India's heritage and culture is represented by great stalwarts including Raja Ram Mohun Roy, Vivekananda, Rajaji, Gandhi, Sardar Patel and many, many others. These people have taught us NON-VIOLENCE, and NON-AGGRESSION. Killing 5 billion people is not their approach to society. Particularly on an issue where there is 100% evidence that Hindus ATE COWS in the past. But whether they did or not is not the issue. There is no basis to kill people for the food they eat. To link this kind of terrorist language with Indian culture is reprehensible. 

Our great stalwarts  have taught us to think for ourselves. They taught us to be FREE. These people not only kept their own eyes and ears open, they taught us to LEARN. They didn't ask us to shut our minds. 

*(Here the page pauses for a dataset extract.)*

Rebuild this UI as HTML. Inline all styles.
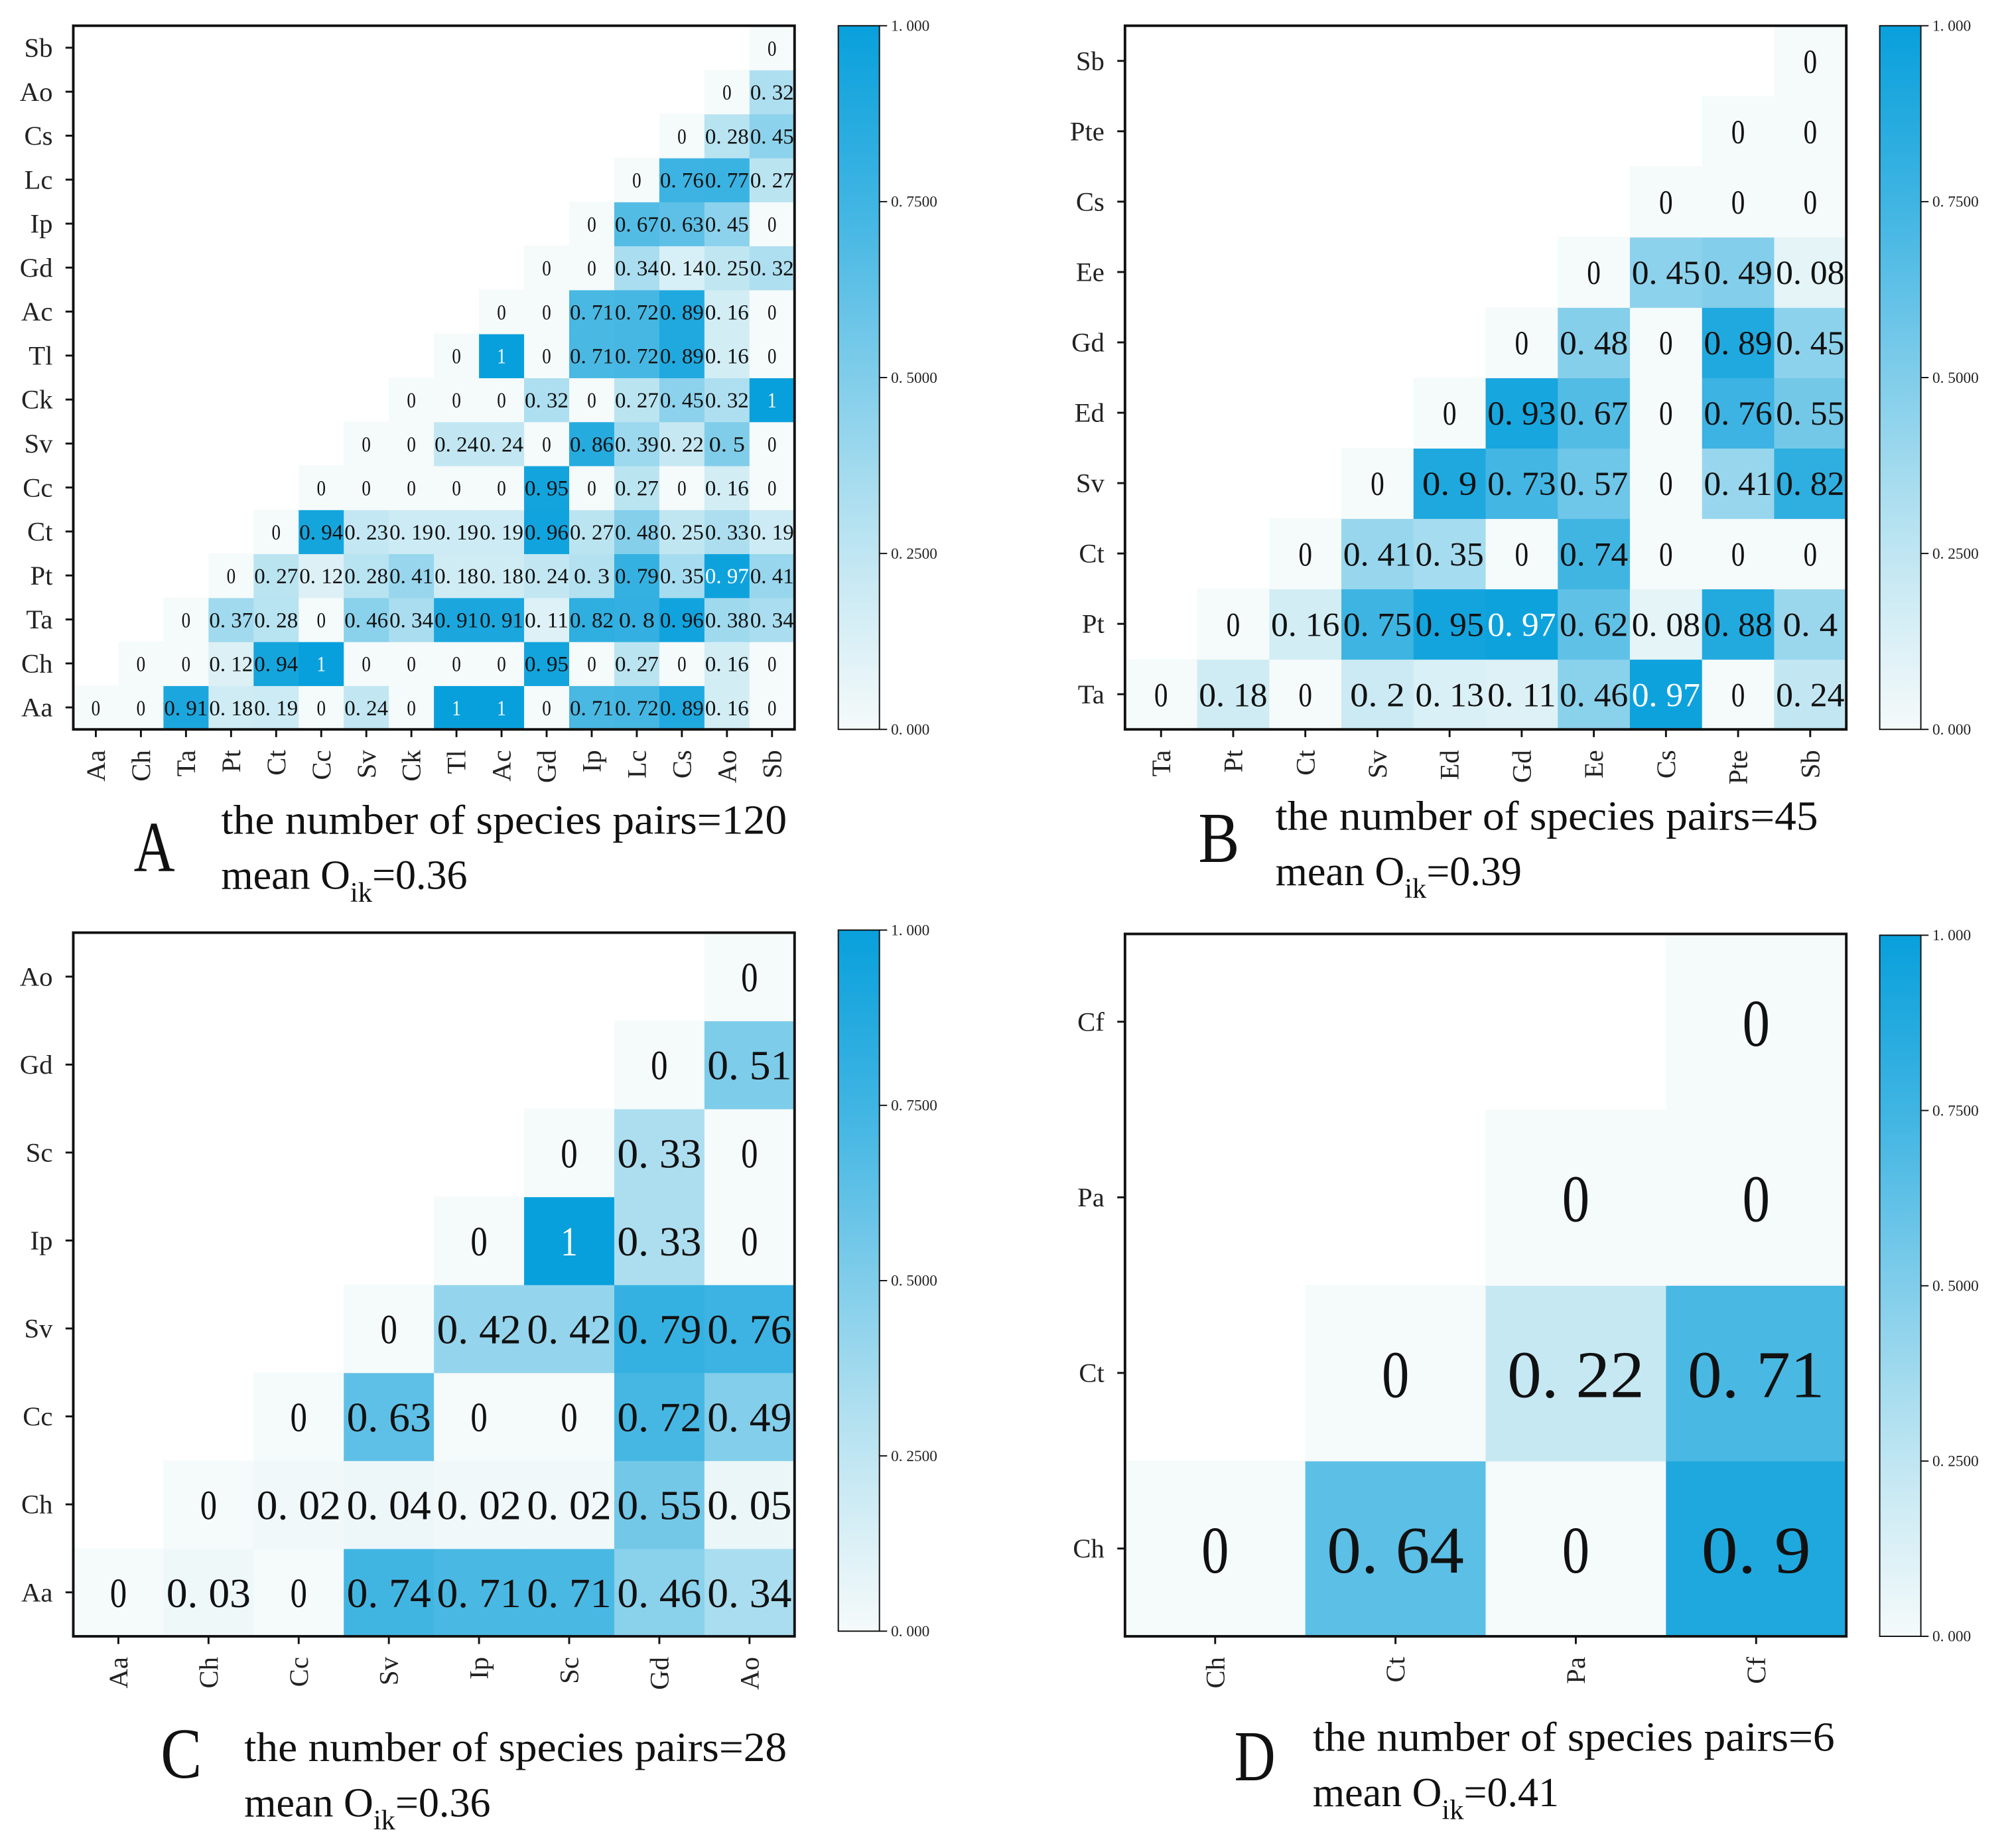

This openness and tolerance, my dear Facebook friend, is India's culture. NOT the culture represented by Baba Ramdev's "solution" for corruption (kill 10 crore people) about the cause of which he doesn't have the SLIGHTEST CLUE, or his fanatic outbursts about capital punishment for cow slaughter (and God knows what else! For everything he seems to have the most simplistic and ill-conceived "solutions").

That is NOT Indian culture. Let this be clear. VERY CLEAR! India has not come so far, and been a world leader in freedom and tolerance, by labelling 80% of the world's population as criminals, and then starting a pogrom (as Baba Ramdev seems to want) to kill them all.